In [84]:
import os
import pandas as pd
import torch
from torch.utils.data import Dataset, DataLoader, random_split
import wandb

In [85]:
class TitanicDataset(Dataset):
    # X랑 y 받아서 Tensor로 변환
    def __init__(self, X, y):
        # FloatTensor로 바꿈
        self.X = torch.FloatTensor(X)
        self.y = torch.LongTensor(y)

    # 데이터셋 크기 반환
    def __len__(self):
        return len(self.X)
    
    # 인덱스 받아서 데이터 하나씩 출력
    def __getitem__(self, idx):
        feature = self.X[idx]
        target = self.y[idx]
        return {'input': feature, 'target': target}
    
    # 데이터셋 정보 문자열로 반환 
    def __str__(self):
        str = "data Size: {0}, Input Shape: {1}, Target Shape: {2}".format(len(self.X), self.X.shape, self.y.shape)
        return str


In [86]:
class TitanicTestDataset(Dataset):
    # Tensor로 변환
    def __init__(self, X):
        self.X = torch.FloatTensor(X)
    
    # 데이터 개수 반환
    def __len__(self):
        return len(self.X)
    
    # 인덱스 받아서 데이터 출력
    def __getitem__(self, idx):
        feature = self.X[idx]
        return {'input': feature}
    
    # 데이터셋 정보 문자열로 반환
    def __str__(self):
        str = "Data Size: {0}, Input Shape: {1}".format(
            len(self.X), self.X.shape
        )
        return str


In [87]:
def get_preprocessed_dataset_1(all_df):
    # Pclass별 Fare 평균값을 사용하여 Fare 결측치 메우기
    Fare_mean = all_df[["Pclass", "Fare"]].groupby("Pclass").mean().reset_index()
    Fare_mean.columns = ["Pclass", "Fare_mean"]
    all_df = pd.merge(all_df, Fare_mean, on="Pclass", how="left")
    all_df.loc[(all_df["Fare"].isnull()), "Fare"] = all_df["Fare_mean"]

    return all_df


def get_preprocessed_dataset_2(all_df):
    # name을 세 개의 컬럼으로 분리하여 다시 all_df에 합침
    name_df = all_df["Name"].str.split("[,.]", n=2, expand=True)
    name_df.columns = ["family_name", "honorific", "name"]
    name_df["family_name"] = name_df["family_name"].str.strip()
    name_df["honorific"] = name_df["honorific"].str.strip()
    name_df["name"] = name_df["name"].str.strip()
    all_df = pd.concat([all_df, name_df], axis=1)

    return all_df


def get_preprocessed_dataset_3(all_df):
    # honorific별 Age 평균값을 사용하여 Age 결측치 메우기
    honorific_age_mean = all_df[["honorific", "Age"]].groupby("honorific").median().round().reset_index()
    honorific_age_mean.columns = ["honorific", "honorific_age_mean", ]
    all_df = pd.merge(all_df, honorific_age_mean, on="honorific", how="left")
    all_df.loc[(all_df["Age"].isnull()), "Age"] = all_df["honorific_age_mean"]
    all_df = all_df.drop(["honorific_age_mean"], axis=1)

    return all_df


def get_preprocessed_dataset_4(all_df):
    # 가족수(family_num) 컬럼 새롭게 추가
    all_df["family_num"] = all_df["Parch"] + all_df["SibSp"]

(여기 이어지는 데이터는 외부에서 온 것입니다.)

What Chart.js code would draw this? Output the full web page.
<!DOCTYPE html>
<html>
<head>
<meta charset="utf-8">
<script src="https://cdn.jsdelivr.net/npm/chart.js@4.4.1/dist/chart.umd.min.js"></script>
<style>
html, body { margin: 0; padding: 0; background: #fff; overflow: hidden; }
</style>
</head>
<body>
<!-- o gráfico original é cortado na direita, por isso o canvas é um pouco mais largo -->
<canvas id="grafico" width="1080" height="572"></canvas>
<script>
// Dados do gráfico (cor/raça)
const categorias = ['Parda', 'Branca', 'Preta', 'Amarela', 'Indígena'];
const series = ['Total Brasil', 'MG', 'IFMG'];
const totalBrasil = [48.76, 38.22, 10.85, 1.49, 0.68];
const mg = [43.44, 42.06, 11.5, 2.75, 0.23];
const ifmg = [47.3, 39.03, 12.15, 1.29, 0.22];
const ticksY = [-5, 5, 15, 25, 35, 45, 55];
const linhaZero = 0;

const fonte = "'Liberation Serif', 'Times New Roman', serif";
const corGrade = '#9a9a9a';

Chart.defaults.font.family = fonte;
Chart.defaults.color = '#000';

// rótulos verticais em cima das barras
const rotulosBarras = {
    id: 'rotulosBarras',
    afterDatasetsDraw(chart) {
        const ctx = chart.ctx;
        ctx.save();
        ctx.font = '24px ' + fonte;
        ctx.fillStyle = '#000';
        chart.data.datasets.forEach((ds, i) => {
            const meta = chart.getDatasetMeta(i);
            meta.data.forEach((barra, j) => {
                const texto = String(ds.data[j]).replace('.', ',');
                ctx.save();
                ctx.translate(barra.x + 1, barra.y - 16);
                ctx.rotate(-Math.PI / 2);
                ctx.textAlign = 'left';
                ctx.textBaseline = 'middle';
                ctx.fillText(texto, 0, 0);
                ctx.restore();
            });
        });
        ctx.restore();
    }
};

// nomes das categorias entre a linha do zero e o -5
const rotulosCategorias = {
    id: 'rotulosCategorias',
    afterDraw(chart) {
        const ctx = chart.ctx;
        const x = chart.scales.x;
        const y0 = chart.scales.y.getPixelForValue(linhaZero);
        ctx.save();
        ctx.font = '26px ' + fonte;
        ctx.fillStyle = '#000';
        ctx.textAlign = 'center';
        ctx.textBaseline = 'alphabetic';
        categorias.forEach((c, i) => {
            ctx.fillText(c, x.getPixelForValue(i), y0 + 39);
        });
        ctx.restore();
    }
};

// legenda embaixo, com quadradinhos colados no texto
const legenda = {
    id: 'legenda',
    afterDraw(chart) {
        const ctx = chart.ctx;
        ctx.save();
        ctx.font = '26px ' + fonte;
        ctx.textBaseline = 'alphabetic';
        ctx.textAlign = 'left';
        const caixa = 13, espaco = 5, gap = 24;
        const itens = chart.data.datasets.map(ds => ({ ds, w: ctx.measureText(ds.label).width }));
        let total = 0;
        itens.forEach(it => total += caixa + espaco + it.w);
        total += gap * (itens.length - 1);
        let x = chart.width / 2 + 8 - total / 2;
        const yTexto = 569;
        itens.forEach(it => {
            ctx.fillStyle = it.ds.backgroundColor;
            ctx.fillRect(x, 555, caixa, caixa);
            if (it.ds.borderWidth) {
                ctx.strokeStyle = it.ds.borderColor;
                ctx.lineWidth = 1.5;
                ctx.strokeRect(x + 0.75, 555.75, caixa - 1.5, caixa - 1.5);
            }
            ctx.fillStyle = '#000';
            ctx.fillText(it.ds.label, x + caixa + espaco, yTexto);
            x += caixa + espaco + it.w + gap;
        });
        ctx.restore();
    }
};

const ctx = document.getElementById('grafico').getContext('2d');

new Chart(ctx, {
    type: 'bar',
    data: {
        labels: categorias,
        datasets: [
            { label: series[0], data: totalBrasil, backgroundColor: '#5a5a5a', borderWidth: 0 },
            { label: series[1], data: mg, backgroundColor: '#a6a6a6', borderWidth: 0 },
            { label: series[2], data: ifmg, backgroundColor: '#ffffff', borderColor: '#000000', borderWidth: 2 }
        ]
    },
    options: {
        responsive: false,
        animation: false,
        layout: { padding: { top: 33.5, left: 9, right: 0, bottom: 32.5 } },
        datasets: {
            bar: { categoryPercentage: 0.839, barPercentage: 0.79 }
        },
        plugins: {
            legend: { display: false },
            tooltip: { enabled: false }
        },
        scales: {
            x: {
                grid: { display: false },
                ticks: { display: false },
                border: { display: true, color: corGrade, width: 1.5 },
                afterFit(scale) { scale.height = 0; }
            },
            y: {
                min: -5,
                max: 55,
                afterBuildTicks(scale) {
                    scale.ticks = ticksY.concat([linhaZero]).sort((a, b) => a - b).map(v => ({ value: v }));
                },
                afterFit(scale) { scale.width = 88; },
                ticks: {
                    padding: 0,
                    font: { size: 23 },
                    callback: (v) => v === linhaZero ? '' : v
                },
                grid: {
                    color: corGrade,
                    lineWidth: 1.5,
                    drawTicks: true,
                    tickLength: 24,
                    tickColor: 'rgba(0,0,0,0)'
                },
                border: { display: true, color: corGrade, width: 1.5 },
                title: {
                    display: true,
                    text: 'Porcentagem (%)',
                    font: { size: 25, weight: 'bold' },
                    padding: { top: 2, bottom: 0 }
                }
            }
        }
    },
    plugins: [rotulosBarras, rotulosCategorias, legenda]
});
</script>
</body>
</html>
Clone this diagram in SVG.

    # 혼자탑승(alone) 컬럼 새롭게 추가
    all_df.loc[all_df["family_num"] == 0, "alone"] = 1
    all_df["alone"].fillna(0, inplace=True)

    # 학습에 불필요한 컬럼 제거
    all_df = all_df.drop(["PassengerId", "Name", "family_name", "name", "Ticket", "Cabin"], axis=1)

    return all_df


def get_preprocessed_dataset_5(all_df):
    # honorific 값 개수 줄이기
    all_df.loc[
    ~(
            (all_df["honorific"] == "Mr") |
            (all_df["honorific"] == "Miss") |
            (all_df["honorific"] == "Mrs") |
            (all_df["honorific"] == "Master")
    ),
    "honorific"
    ] = "other"
    all_df["Embarked"].fillna("missing", inplace=True)

    return all_df


def get_preprocessed_dataset_6(all_df):
    # 카테고리 변수를 LabelEncoder를 사용하여 수치값으로 변경하기
    category_features = all_df.columns[all_df.dtypes == "object"]
    from sklearn.preprocessing import LabelEncoder
    for category_feature in category_features:
        le = LabelEncoder()
        if all_df[category_feature].dtypes == "object":
          le = le.fit(all_df[category_feature])
          all_df[category_feature] = le.transform(all_df[category_feature])

    return all_df


In [88]:
def get_preprocessed_dataset():
    CURRENT_FILE_PATH = os.getcwd()

    train_data_path = os.path.join(CURRENT_FILE_PATH, "train.csv")
    test_data_path = os.path.join(CURRENT_FILE_PATH, "test.csv")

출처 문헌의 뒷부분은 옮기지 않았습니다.